A fairly, straightforward production of a mysterious Henrik ibsen play adapted reasonably and faithfully by Michael Bradley while retaining the power, conflicts, and mystery of the main character.

Ellida is the lovely lady from the sea, born, raised, and living in sync with the force of the sea and The Wild (at a symbolic level). She is a ‘lost’ character who has to resolve whether to run off with a mysterious seaman (to drown and die are within the realm of possibilities he offers) or to stay with her prosaic earth-bound doctor-husband as his second wife.

Ibsen is exploring, as he did many times, an interesting, complex, enigmatic character (often a woman; c.f.–Hedda Gabbler and Nora Helmer) who has to make a serious choice between self and the group/society under pressure. Ibsen’s sympathies are always with the individual against convention and conformity. But these women protagonists have to flex their will in order to make a break or dramatic change, and sometimes err negatively, as Hedda does, for instance.

This Studio Theatre production at the U of A has a nice, appropriate, flexible symbolic set and soundscape evoking the sound of the sea without being too literal. The cast is uniformly good and costumed. Nicole St. Martin makes an attractive, conflicted Ellida. Her husband-foil Wangel is played effectively by Michael Peng. As the two stepdaughters, Gabby Bernard and Emma Houghton bring out their necessary yearnings and frustrations. Kris Loranger plays Arnholm, a familiar professional, chorus- figure in Ibsen’s work. Billy Brown makes a suitably ill wanna-be movie director and Christian Paul Badiu makes an appropriately stiff, cold, unreal stranger who is Ellida’s tempter.
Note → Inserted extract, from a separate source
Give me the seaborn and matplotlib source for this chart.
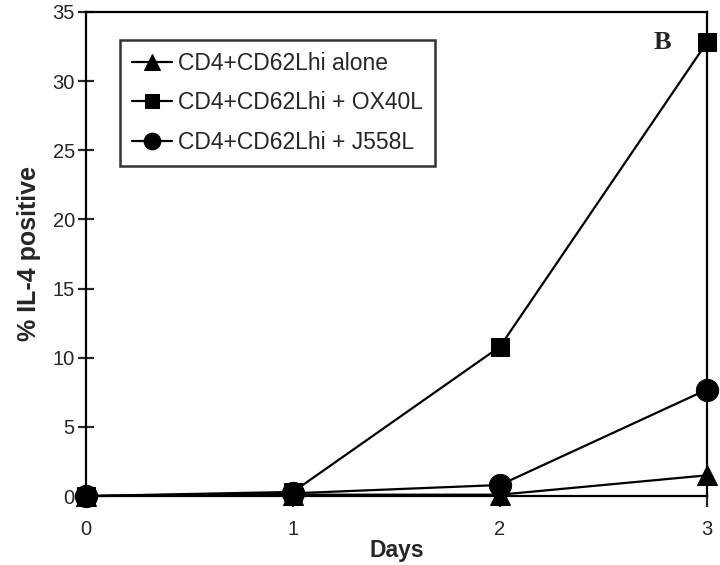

Only the climax has an air of uncertainty as Ellida exerts some will to make her delayed choice and the viewer is left to wonder if she makes the right and best choices. Ibsen’s Theatre of the Soul is back in Edmonton briefly this week. Check it out if you want something ‘more’ from an interesting little-known play today by the Father of Modern Drama.

7:30 pm nightly; Thursday matinee 12:30 pm.